United bricks and clicks

Without wanting to sound like a broken record and bang on about online retailers versus the high street, a new report has come out forecasting online retail will sustain its double-digit growth in the coming five years.

Rosie Baker
Rosie Baker

The report by Forrester projects that e-commerce in the UK and Europe will hit €114bn (£103bn) by 2014, growing by around 11% per year.

The UK alone is forecast to hit €40bn (£36bn) by that time with the number of online shoppers rising from 31 million now to 41 million and spend per online shopper increasing from €483 (£437) to €601 (£544).

High street retailers are no doubt hoping there is a crystal ball somewhere forecasting a similarly buoyant future unfolding.

Forrester’s vice president and principal analyst Sucharita Mulpuru says that much of the retail sector’s overall growth will come from online operations and that the retail business that do well will be those that enable the kind of seamless crossover between “bricks and clicks” that consumers demand.

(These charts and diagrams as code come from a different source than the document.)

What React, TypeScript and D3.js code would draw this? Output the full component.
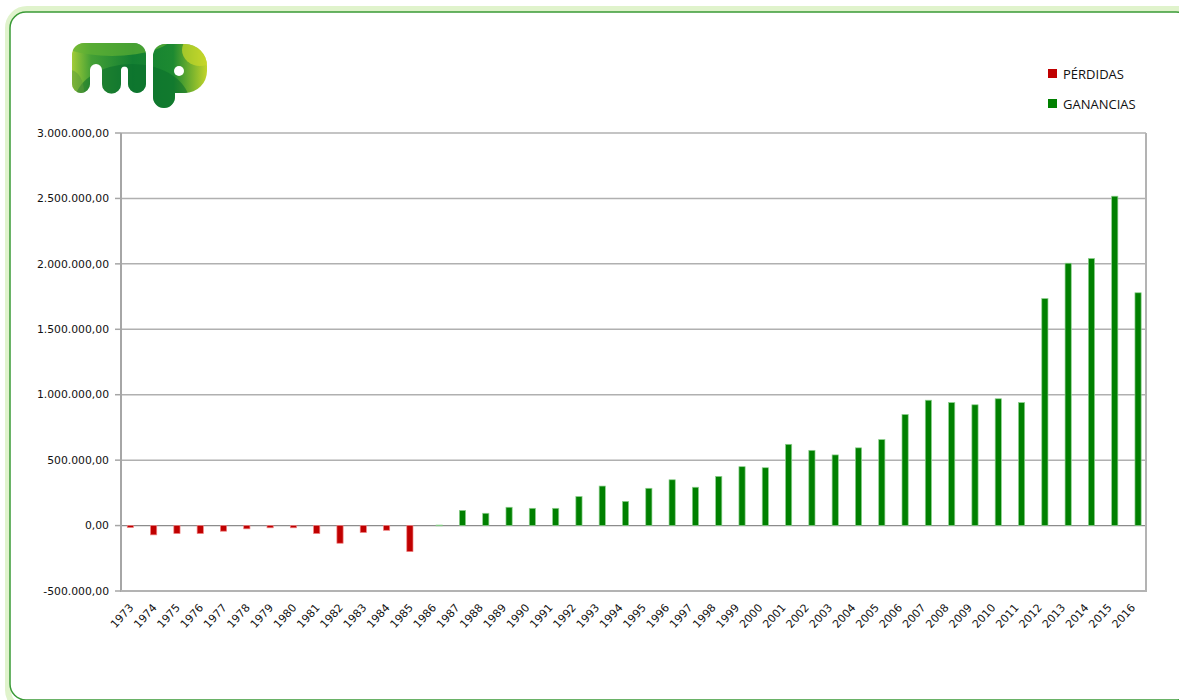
import React from "react";
import * as d3 from "d3";

// años y series
const years = d3.range(1973, 2017).map(String);
const perdidas = [
  -15000, -71000, -61000, -61000, -43000, -25000, -17000, -17000, -61000,
  -135000, -53000, -36000, -199000, 0, 0, 0, 0, 0, 0, 0, 0, 0, 0, 0, 0, 0, 0,
  0, 0, 0, 0, 0, 0, 0, 0, 0, 0, 0, 0, 0, 0, 0, 0, 0,
];
const ganancias = [
  0, 0, 0, 0, 0, 0, 0, 0, 0, 0, 0, 0, 0, 4000, 116000, 94000, 140000, 132000,
  132000, 222000, 302000, 185000, 285000, 350000, 293000, 376000, 450000,
  442000, 621000, 575000, 540000, 594000, 657000, 849000, 958000, 940000,
  923000, 969000, 940000, 1735000, 2005000, 2041000, 2517000, 1779000,
];
const seriesNames = ["PÉRDIDAS", "GANANCIAS"];
const seriesColors = ["#c00000", "#008000"];
const seriesEdges = ["#f08080", "#8fd08f"];

const W = 1179;
const H = 700;
const left = 121;
const right = 1146;
const top = 133;
const bottom = 591;

const fmt = d3
  .formatLocale({
    decimal: ",",
    thousands: ".",
    grouping: [3],
    currency: ["", ""],
    minus: "-",
  })
  .format(",.2f");

const Logo = () => {
  const mPath =
    "M 84 43 H 134 A 12 12 0 0 1 146 55 V 84 A 9 9 0 0 1 128 84 V 70 A 3.5 3.5 0 0 0 121 70 V 84 A 9.5 9.5 0 0 1 102 84 V 70 A 6 6 0 0 0 90 70 V 84 A 9 9 0 0 1 72 84 V 55 A 12 12 0 0 1 84 43 Z";
  const pPath =
    "M 165 44 H 185 A 22 22 0 0 1 207 66 V 71 A 22 22 0 0 1 185 93 H 175 V 97 A 11 11 0 0 1 153 97 V 56 A 12 12 0 0 1 165 44 Z";
  return (
    <g>
      <defs>
        <linearGradient id="mpGrad" gradientUnits="userSpaceOnUse" x1="72" y1="0" x2="207" y2="0">
          <stop offset="0" stopColor="#a2cc38" />
          <stop offset="0.14" stopColor="#44a035" />
          <stop offset="0.45" stopColor="#137f32" />
          <stop offset="0.75" stopColor="#1d8a31" />
          <stop offset="1" stopColor="#c2d42b" />
        </linearGradient>
        <clipPath id="mpClip">
          <path d={mPath} />
          <path d={pPath} />
        </clipPath>
      </defs>
      <path d={mPath} fill="url(#mpGrad)" />
      <path d={pPath} fill="url(#mpGrad)" />
      <g clipPath="url(#mpClip)">
        <ellipse cx={112} cy={34} rx={62} ry={22} fill="#63b234" opacity={0.65} />
        <ellipse cx={132} cy={104} rx={58} ry={40} fill="#0a6d2c" opacity={0.55} />
        <ellipse cx={200} cy={50} rx={18} ry={16} fill="#c9d92a" opacity={0.7} />
        <ellipse cx={70} cy={92} rx={14} ry={22} fill="#5a9a3a" opacity={0.5} />
      </g>
      <circle cx={179} cy={71} r={5} fill="#fff" />
    </g>
  );
};

const App = () => {
  const x = d3.scaleBand<string>().domain(years).range([left, right]).padding(0);
  const bw = x.bandwidth();
  const xs = d3
    .scaleBand<string>()
    .domain(seriesNames)
    .range([bw / 2 - 5.3, bw / 2 + 6.7]);
  const y = d3.scaleLinear().domain([-500000, 3000000]).range([bottom, top]);
  const ticks = y.ticks(7);
  const barW = 6.2;

  const series = [perdidas, ganancias];

  return (
    <svg
      width={W}
      height={H}
      style={{ position: "absolute", left: 0, top: 0, background: "#fff" }}
    >
      {/* marco */}
      <rect x={8} y={9} width={1190} height={700} rx={19} fill="none" stroke="#e0f3cc" strokeWidth={6} />
      <rect x={10} y={12} width={1182} height={688} rx={16} fill="#fff" stroke="#3a9a36" strokeWidth={1.5} />

      <Logo />

      {/* rejilla */}
      {ticks.map((t) => (
        <g key={t}>
          <line
            x1={left}
            x2={right}
            y1={y(t)}
            y2={y(t)}
            stroke={t === 0 ? "#8c8c8c" : "#b0b0b0"}
            strokeWidth={t === 0 ? 1.3 : 1.5}
          />
          <line x1={left - 6} x2={left} y1={y(t)} y2={y(t)} stroke="#a6a6a6" strokeWidth={1.5} />
          <text
            x={109}
            y={y(t)}
            dy="0.35em"
            textAnchor="end"
            fontFamily="DejaVu Sans"
            fontSize={10.8}
            fill="#111"
          >
            {fmt(t)}
          </text>
        </g>
      ))}

      {/* barras */}
      {series.map((vals, si) =>
        vals.map((v, i) => {
          if (!v) return null;
          const cx = (x(years[i]) as number) + (xs(seriesNames[si]) as number) + xs.bandwidth() / 2;
          const y0 = y(Math.max(0, v));
          const y1 = y(Math.min(0, v));
          return (
            <rect
              key={si + "-" + i}
              x={cx - barW / 2}
              y={y0}
              width={barW}
              height={Math.max(0.8, y1 - y0)}
              fill={seriesColors[si]}
              stroke={seriesEdges[si]}
              strokeWidth={0.7}
            />
          );
        })
      )}

      {/* ejes */}
      <line x1={left} x2={left} y1={top} y2={bottom + 1} stroke="#a6a6a6" strokeWidth={2} />
      <line x1={right} x2={right} y1={top} y2={bottom + 1} stroke="#b3b3b3" strokeWidth={2} />
      <line x1={left} x2={right + 1} y1={bottom} y2={bottom} stroke="#b3b3b3" strokeWidth={2} />

      {/* etiquetas de años */}
      {years.map((yr) => {
        const cx = (x(yr) as number) + bw / 2;
        return (
          <text
            key={yr}
            transform={`translate(${cx + 1.5},${608}) rotate(-48)`}
            textAnchor="end"
            fontFamily="DejaVu Sans"
            fontSize={11}
            fill="#111"
          >
            {yr}
          </text>
        );
      })}

      {/* leyenda */}
      {seriesNames.map((n, i) => (
        <g key={n} transform={`translate(1048,${69 + i * 30})`}>
          <rect width={9} height={9} fill={seriesColors[i]} />
          <text x={15} y={9.5} fontFamily="Open Sans" fontSize={13} fill="#111">
            {n}
          </text>
        </g>
      ))}
    </svg>
  );
};

export default App;
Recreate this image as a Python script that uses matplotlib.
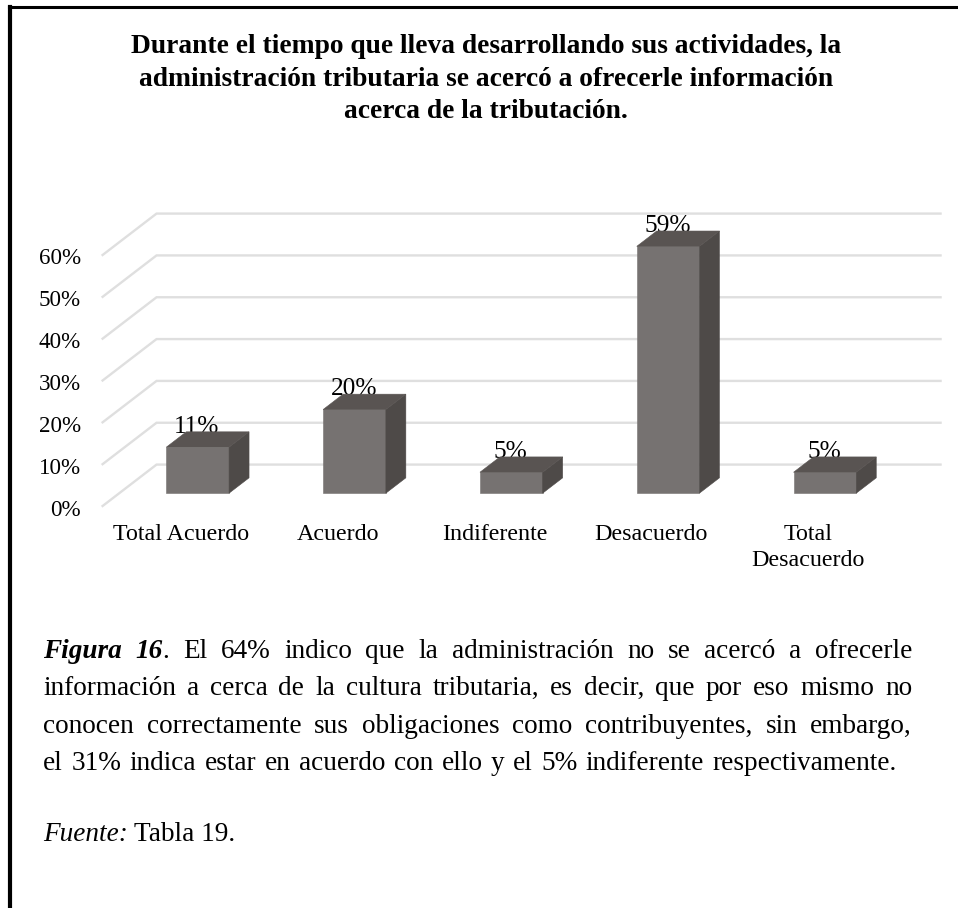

It shouldn’t be news to anyone in retail marketing that integrated on and offline operations are vital for a successful retail business but there are still too many retail business that have clunky online operations, or infuriatingly don’t have the multi-channel capabilities to allow customers to return an item bought online to it’s high street stores.

This kind of stilted and fragmented operation just isn’t good enough and retailers such as catalogue business Argos have demonstrated that it’s possible to weave online and in-store operations seamlessly together.

It seems timely then that John Lewis, the high street bellwether, announced on Monday that it is bringing the growth and development of both its bricks and mortar stores and its online operations under the control of one board director.

Commercial director Andrea O’Donnell will now take responsibility for retail development, format development and retail implementation as well as multichannel and online selling.

John Lewis says the move “recognises changing customer shopping habits” and I would have to agree.

Unless stores and e-commerce are operating in tandem with the same goals and messages, then the overall retail business will suffer – something that John Lewis has been quick to realise.

Hopefully John Lewis’s shift will spur others to take similar steps to align their bricks and clicks.